(Stored records)
____
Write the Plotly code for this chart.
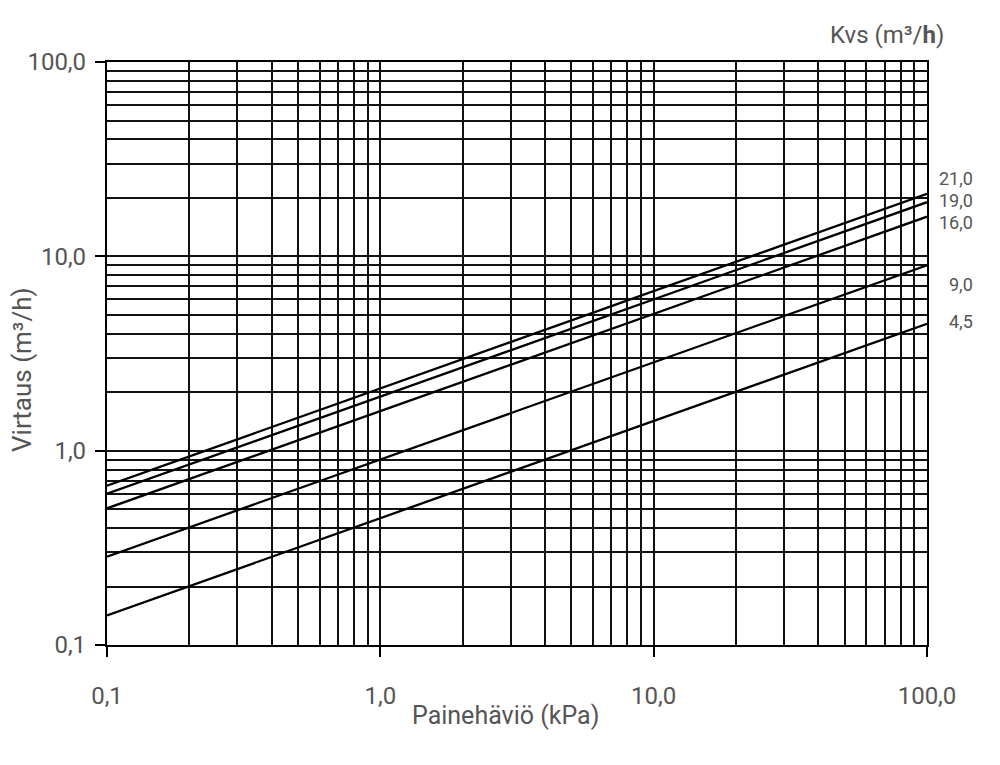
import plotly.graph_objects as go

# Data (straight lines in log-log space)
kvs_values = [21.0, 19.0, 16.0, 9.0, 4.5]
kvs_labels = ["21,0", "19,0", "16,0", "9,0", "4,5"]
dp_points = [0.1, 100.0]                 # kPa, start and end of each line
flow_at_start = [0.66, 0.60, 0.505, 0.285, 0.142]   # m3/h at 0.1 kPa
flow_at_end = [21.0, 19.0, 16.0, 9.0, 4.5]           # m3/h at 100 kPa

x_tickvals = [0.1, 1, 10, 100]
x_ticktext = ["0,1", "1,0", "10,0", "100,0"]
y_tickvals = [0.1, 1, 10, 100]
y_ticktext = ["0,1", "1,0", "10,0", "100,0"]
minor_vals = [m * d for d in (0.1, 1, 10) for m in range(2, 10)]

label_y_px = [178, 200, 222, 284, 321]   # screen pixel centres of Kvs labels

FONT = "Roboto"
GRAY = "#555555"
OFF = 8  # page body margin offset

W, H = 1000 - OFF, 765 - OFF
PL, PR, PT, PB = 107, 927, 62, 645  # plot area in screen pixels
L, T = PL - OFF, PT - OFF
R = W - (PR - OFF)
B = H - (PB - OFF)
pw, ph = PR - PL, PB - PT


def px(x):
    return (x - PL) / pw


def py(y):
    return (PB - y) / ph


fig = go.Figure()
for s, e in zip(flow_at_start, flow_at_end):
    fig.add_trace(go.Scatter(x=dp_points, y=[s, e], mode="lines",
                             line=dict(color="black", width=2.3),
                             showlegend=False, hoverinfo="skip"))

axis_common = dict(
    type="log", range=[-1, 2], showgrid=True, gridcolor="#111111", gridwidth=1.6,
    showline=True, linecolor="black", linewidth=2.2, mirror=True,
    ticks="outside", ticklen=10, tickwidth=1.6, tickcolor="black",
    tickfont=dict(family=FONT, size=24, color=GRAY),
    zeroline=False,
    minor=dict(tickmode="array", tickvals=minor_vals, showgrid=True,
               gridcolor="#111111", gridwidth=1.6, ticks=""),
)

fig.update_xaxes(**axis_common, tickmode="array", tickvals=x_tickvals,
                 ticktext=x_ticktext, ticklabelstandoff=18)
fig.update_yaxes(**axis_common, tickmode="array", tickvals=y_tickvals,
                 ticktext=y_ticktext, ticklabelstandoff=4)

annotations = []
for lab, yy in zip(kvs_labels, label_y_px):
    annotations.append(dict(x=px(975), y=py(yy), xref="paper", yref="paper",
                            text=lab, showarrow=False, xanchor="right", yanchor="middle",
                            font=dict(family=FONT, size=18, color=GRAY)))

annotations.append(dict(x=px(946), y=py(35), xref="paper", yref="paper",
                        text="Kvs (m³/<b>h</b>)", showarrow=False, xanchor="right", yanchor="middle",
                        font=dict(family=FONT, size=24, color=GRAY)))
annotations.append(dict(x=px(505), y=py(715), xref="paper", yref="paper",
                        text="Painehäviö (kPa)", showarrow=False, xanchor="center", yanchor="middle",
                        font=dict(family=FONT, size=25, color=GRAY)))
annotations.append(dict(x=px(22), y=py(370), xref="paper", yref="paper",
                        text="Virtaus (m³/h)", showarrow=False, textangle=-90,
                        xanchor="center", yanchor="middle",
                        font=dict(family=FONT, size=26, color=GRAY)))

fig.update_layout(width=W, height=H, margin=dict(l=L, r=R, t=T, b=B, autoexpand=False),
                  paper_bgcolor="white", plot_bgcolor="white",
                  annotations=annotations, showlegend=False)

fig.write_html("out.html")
____
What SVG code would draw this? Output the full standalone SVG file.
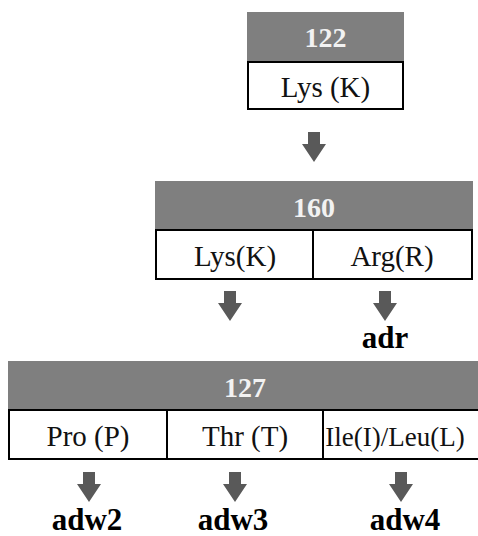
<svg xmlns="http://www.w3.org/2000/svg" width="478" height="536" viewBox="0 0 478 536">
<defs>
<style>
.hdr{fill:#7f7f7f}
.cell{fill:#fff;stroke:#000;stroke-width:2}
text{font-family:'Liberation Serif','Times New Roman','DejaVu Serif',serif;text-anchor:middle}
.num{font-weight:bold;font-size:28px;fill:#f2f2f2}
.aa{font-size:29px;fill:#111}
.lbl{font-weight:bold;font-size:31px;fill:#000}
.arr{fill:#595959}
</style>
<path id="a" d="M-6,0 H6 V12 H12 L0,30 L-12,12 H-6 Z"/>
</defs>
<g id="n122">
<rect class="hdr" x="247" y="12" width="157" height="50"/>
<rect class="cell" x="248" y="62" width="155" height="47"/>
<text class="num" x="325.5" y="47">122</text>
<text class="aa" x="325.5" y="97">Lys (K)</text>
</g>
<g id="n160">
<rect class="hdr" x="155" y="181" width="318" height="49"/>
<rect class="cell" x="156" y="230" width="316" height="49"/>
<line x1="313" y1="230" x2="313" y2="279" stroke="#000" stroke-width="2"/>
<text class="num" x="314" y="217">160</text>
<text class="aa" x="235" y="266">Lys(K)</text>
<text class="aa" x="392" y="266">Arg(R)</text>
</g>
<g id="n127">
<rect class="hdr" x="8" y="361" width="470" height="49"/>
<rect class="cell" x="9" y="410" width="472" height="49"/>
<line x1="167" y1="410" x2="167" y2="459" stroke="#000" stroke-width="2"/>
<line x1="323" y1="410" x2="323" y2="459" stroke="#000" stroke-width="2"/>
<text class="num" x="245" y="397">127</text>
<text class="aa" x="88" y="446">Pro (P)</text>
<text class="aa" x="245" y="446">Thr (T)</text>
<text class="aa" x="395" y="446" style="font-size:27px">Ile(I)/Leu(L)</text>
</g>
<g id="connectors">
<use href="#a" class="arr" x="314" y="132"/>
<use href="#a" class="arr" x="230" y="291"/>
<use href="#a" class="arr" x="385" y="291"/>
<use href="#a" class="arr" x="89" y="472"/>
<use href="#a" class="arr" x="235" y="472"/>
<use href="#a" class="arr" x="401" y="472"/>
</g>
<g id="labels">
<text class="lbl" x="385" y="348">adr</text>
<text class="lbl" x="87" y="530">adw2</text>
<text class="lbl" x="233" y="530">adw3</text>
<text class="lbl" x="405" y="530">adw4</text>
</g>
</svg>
____
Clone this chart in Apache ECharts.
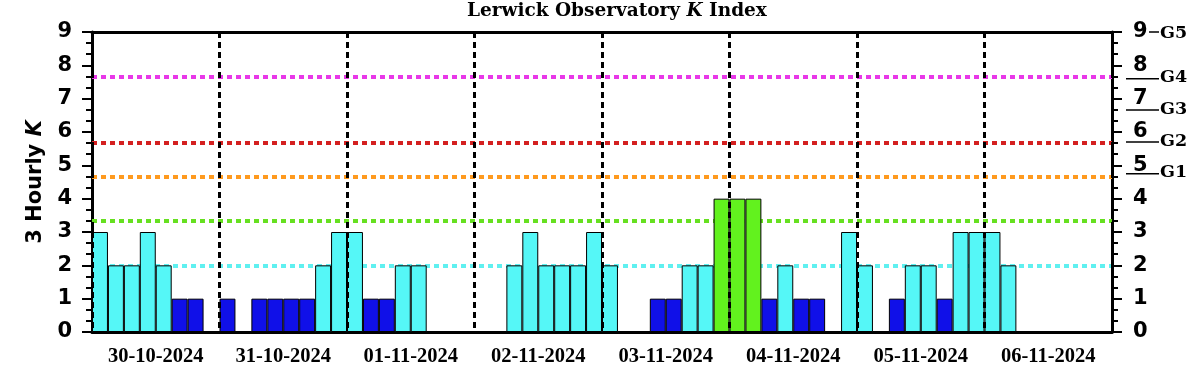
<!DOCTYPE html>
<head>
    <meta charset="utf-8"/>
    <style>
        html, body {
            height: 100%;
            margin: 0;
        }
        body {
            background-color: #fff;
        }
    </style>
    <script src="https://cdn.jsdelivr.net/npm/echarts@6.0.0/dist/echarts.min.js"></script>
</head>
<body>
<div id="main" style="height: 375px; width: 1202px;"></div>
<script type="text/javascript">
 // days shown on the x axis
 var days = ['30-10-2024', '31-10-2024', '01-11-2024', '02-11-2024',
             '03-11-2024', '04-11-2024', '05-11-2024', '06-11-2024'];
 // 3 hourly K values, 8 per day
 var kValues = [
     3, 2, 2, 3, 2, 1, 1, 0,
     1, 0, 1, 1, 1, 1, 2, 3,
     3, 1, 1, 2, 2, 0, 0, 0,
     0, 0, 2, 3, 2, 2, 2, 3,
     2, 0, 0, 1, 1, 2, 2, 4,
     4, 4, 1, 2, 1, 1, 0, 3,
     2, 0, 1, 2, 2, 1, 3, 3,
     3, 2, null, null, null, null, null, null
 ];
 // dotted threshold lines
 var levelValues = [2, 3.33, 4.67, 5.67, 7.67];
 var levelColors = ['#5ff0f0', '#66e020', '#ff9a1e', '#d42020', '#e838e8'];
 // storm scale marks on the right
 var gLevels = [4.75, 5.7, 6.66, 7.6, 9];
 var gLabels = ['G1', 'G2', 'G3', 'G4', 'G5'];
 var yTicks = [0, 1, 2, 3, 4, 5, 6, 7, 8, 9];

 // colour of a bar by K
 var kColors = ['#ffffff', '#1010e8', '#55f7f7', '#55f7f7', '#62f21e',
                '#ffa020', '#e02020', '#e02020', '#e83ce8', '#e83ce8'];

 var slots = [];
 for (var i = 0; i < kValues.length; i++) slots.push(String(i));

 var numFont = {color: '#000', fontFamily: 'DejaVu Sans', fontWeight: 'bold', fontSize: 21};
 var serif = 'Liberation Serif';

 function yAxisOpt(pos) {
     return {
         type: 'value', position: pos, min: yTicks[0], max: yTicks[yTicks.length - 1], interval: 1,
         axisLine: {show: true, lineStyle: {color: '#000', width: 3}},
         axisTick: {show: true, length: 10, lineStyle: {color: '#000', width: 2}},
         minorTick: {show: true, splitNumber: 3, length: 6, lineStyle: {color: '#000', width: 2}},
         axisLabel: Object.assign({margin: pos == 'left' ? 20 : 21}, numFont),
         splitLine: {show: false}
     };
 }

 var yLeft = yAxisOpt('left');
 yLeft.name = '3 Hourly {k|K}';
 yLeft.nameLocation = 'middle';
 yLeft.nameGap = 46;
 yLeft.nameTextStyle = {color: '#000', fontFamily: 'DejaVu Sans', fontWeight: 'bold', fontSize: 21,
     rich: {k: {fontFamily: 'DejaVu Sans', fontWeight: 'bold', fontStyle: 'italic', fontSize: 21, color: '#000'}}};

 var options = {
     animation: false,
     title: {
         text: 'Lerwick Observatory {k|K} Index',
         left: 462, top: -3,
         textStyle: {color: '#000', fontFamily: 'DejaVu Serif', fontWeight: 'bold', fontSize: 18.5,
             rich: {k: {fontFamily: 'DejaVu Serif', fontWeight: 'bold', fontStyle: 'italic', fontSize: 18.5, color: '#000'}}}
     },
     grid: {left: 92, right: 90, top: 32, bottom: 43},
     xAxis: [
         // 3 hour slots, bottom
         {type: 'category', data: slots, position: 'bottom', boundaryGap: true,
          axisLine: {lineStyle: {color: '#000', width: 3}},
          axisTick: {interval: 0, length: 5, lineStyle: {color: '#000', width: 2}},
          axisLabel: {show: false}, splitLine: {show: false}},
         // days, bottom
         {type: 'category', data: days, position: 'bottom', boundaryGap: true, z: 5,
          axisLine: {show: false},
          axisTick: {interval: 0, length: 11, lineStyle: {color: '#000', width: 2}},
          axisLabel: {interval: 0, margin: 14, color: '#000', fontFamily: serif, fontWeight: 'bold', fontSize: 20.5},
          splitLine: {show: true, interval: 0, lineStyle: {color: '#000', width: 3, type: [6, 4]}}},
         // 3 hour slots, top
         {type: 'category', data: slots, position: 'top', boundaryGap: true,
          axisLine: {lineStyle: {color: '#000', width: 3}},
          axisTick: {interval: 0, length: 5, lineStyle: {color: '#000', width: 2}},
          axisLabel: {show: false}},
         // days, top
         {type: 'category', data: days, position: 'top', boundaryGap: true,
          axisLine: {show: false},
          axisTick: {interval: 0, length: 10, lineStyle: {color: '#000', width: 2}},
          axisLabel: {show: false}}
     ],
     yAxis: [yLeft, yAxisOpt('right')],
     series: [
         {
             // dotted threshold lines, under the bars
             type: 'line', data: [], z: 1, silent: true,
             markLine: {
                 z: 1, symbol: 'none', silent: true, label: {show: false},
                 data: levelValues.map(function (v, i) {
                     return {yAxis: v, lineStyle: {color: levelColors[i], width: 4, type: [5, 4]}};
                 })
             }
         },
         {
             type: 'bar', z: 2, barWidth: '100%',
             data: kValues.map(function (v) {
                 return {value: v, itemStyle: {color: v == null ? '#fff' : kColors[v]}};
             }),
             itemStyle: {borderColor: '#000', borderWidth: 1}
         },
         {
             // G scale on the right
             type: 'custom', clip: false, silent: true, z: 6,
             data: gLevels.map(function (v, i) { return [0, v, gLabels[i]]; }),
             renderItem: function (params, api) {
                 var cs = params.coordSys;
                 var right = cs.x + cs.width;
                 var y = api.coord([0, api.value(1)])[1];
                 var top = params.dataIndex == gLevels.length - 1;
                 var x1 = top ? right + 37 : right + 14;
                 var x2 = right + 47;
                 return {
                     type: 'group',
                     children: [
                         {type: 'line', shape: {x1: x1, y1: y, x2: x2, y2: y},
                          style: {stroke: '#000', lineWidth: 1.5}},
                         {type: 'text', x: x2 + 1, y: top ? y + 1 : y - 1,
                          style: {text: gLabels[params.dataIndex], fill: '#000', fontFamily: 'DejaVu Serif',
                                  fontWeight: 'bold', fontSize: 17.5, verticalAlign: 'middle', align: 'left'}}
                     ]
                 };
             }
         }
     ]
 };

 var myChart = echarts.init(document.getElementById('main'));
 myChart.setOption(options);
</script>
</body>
____
◆ **GIVEN EXERCISE**
Using the data above, copy exactly the lines from the one containing "Write the Plotly code for this chart." to the one containing "import plotly.graph_objects as go", inclusive. Exclude the pictures.

◆ **WRITTEN REPLY**
Write the Plotly code for this chart.
import plotly.graph_objects as go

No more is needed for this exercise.